**WORK TO COMPLETE**. Return the listing below exactly, with the pictures dropped.

┌─ RECORDED INFORMATION

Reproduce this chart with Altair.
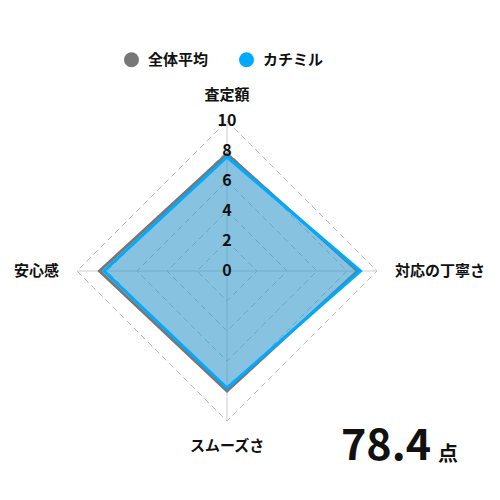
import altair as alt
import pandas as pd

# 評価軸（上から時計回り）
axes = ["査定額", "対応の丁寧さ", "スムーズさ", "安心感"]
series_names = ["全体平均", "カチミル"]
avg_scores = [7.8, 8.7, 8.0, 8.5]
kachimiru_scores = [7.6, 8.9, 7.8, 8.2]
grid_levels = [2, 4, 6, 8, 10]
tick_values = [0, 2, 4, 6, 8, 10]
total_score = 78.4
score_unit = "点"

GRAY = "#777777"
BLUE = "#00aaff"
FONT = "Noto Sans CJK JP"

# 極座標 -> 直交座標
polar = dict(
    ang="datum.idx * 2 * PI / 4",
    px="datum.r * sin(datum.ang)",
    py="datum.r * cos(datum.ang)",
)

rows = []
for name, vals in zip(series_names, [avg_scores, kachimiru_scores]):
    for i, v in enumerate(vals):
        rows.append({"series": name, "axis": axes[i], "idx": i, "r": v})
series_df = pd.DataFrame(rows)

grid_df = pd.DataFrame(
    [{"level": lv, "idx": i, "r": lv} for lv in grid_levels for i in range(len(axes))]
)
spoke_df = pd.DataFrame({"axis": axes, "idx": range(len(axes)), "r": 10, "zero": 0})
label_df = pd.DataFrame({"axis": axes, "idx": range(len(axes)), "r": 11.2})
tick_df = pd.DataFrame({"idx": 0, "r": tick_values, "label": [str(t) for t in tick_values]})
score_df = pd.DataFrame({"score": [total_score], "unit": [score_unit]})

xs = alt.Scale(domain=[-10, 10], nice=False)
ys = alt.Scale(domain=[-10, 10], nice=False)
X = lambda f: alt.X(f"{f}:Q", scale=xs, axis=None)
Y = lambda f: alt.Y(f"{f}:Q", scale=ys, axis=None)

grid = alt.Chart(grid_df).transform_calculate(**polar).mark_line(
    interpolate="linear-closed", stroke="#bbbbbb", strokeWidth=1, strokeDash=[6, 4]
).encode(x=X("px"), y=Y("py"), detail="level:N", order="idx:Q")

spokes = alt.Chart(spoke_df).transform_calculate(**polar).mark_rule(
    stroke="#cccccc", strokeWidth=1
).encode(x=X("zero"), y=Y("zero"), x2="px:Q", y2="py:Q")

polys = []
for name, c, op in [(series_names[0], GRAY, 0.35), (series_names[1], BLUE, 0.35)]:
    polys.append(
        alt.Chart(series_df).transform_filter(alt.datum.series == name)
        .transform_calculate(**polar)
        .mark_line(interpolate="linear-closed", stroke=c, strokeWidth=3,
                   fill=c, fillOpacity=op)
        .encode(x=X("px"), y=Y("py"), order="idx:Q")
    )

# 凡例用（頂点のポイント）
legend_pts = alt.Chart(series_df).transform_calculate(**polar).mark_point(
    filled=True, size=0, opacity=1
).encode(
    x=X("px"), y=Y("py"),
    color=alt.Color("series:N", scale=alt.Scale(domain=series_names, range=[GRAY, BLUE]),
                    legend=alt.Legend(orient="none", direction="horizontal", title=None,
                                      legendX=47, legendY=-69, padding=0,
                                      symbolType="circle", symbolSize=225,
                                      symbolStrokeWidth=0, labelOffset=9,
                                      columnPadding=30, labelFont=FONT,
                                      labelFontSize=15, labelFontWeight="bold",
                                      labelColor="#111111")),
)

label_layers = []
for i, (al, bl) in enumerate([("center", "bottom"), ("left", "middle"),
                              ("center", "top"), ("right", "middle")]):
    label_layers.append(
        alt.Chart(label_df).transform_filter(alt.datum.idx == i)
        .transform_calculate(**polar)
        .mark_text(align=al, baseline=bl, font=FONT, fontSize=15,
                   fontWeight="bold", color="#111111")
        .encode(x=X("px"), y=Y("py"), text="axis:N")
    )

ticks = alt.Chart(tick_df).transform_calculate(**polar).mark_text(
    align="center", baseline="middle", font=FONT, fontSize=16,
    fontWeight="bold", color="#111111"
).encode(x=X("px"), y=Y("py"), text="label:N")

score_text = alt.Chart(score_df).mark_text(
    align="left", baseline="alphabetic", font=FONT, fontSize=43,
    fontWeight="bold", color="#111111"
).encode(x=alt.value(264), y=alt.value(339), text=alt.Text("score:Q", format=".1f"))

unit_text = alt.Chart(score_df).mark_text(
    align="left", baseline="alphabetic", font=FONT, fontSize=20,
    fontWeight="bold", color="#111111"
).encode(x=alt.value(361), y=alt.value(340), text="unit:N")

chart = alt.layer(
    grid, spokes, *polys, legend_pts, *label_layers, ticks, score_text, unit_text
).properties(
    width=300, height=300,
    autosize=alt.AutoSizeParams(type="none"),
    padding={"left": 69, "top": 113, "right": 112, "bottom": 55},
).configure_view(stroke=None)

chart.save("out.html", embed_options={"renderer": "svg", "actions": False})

└─

**CORRECT RESPONSE**.
Reproduce this chart with Altair.
import altair as alt
import pandas as pd

# 評価軸（上から時計回り）
axes = ["査定額", "対応の丁寧さ", "スムーズさ", "安心感"]
series_names = ["全体平均", "カチミル"]
avg_scores = [7.8, 8.7, 8.0, 8.5]
kachimiru_scores = [7.6, 8.9, 7.8, 8.2]
grid_levels = [2, 4, 6, 8, 10]
tick_values = [0, 2, 4, 6, 8, 10]
total_score = 78.4
score_unit = "点"

GRAY = "#777777"
BLUE = "#00aaff"
FONT = "Noto Sans CJK JP"

# 極座標 -> 直交座標
polar = dict(
    ang="datum.idx * 2 * PI / 4",
    px="datum.r * sin(datum.ang)",
    py="datum.r * cos(datum.ang)",
)

rows = []
for name, vals in zip(series_names, [avg_scores, kachimiru_scores]):
    for i, v in enumerate(vals):
        rows.append({"series": name, "axis": axes[i], "idx": i, "r": v})
series_df = pd.DataFrame(rows)

grid_df = pd.DataFrame(
    [{"level": lv, "idx": i, "r": lv} for lv in grid_levels for i in range(len(axes))]
)
spoke_df = pd.DataFrame({"axis": axes, "idx": range(len(axes)), "r": 10, "zero": 0})
label_df = pd.DataFrame({"axis": axes, "idx": range(len(axes)), "r": 11.2})
tick_df = pd.DataFrame({"idx": 0, "r": tick_values, "label": [str(t) for t in tick_values]})
score_df = pd.DataFrame({"score": [total_score], "unit": [score_unit]})

xs = alt.Scale(domain=[-10, 10], nice=False)
ys = alt.Scale(domain=[-10, 10], nice=False)
X = lambda f: alt.X(f"{f}:Q", scale=xs, axis=None)
Y = lambda f: alt.Y(f"{f}:Q", scale=ys, axis=None)

grid = alt.Chart(grid_df).transform_calculate(**polar).mark_line(
    interpolate="linear-closed", stroke="#bbbbbb", strokeWidth=1, strokeDash=[6, 4]
).encode(x=X("px"), y=Y("py"), detail="level:N", order="idx:Q")

spokes = alt.Chart(spoke_df).transform_calculate(**polar).mark_rule(
    stroke="#cccccc", strokeWidth=1
).encode(x=X("zero"), y=Y("zero"), x2="px:Q", y2="py:Q")

polys = []
for name, c, op in [(series_names[0], GRAY, 0.35), (series_names[1], BLUE, 0.35)]:
    polys.append(
        alt.Chart(series_df).transform_filter(alt.datum.series == name)
        .transform_calculate(**polar)
        .mark_line(interpolate="linear-closed", stroke=c, strokeWidth=3,
                   fill=c, fillOpacity=op)
        .encode(x=X("px"), y=Y("py"), order="idx:Q")
    )

# 凡例用（頂点のポイント）
legend_pts = alt.Chart(series_df).transform_calculate(**polar).mark_point(
    filled=True, size=0, opacity=1
).encode(
    x=X("px"), y=Y("py"),
    color=alt.Color("series:N", scale=alt.Scale(domain=series_names, range=[GRAY, BLUE]),
                    legend=alt.Legend(orient="none", direction="horizontal", title=None,
                                      legendX=47, legendY=-69, padding=0,
                                      symbolType="circle", symbolSize=225,
                                      symbolStrokeWidth=0, labelOffset=9,
                                      columnPadding=30, labelFont=FONT,
                                      labelFontSize=15, labelFontWeight="bold",
                                      labelColor="#111111")),
)

label_layers = []
for i, (al, bl) in enumerate([("center", "bottom"), ("left", "middle"),
                              ("center", "top"), ("right", "middle")]):
    label_layers.append(
        alt.Chart(label_df).transform_filter(alt.datum.idx == i)
        .transform_calculate(**polar)
        .mark_text(align=al, baseline=bl, font=FONT, fontSize=15,
                   fontWeight="bold", color="#111111")
        .encode(x=X("px"), y=Y("py"), text="axis:N")
    )

ticks = alt.Chart(tick_df).transform_calculate(**polar).mark_text(
    align="center", baseline="middle", font=FONT, fontSize=16,
    fontWeight="bold", color="#111111"
).encode(x=X("px"), y=Y("py"), text="label:N")

score_text = alt.Chart(score_df).mark_text(
    align="left", baseline="alphabetic", font=FONT, fontSize=43,
    fontWeight="bold", color="#111111"
).encode(x=alt.value(264), y=alt.value(339), text=alt.Text("score:Q", format=".1f"))

unit_text = alt.Chart(score_df).mark_text(
    align="left", baseline="alphabetic", font=FONT, fontSize=20,
    fontWeight="bold", color="#111111"
).encode(x=alt.value(361), y=alt.value(340), text="unit:N")

chart = alt.layer(
    grid, spokes, *polys, legend_pts, *label_layers, ticks, score_text, unit_text
).properties(
    width=300, height=300,
    autosize=alt.AutoSizeParams(type="none"),
    padding={"left": 69, "top": 113, "right": 112, "bottom": 55},
).configure_view(stroke=None)

chart.save("out.html", embed_options={"renderer": "svg", "actions": False})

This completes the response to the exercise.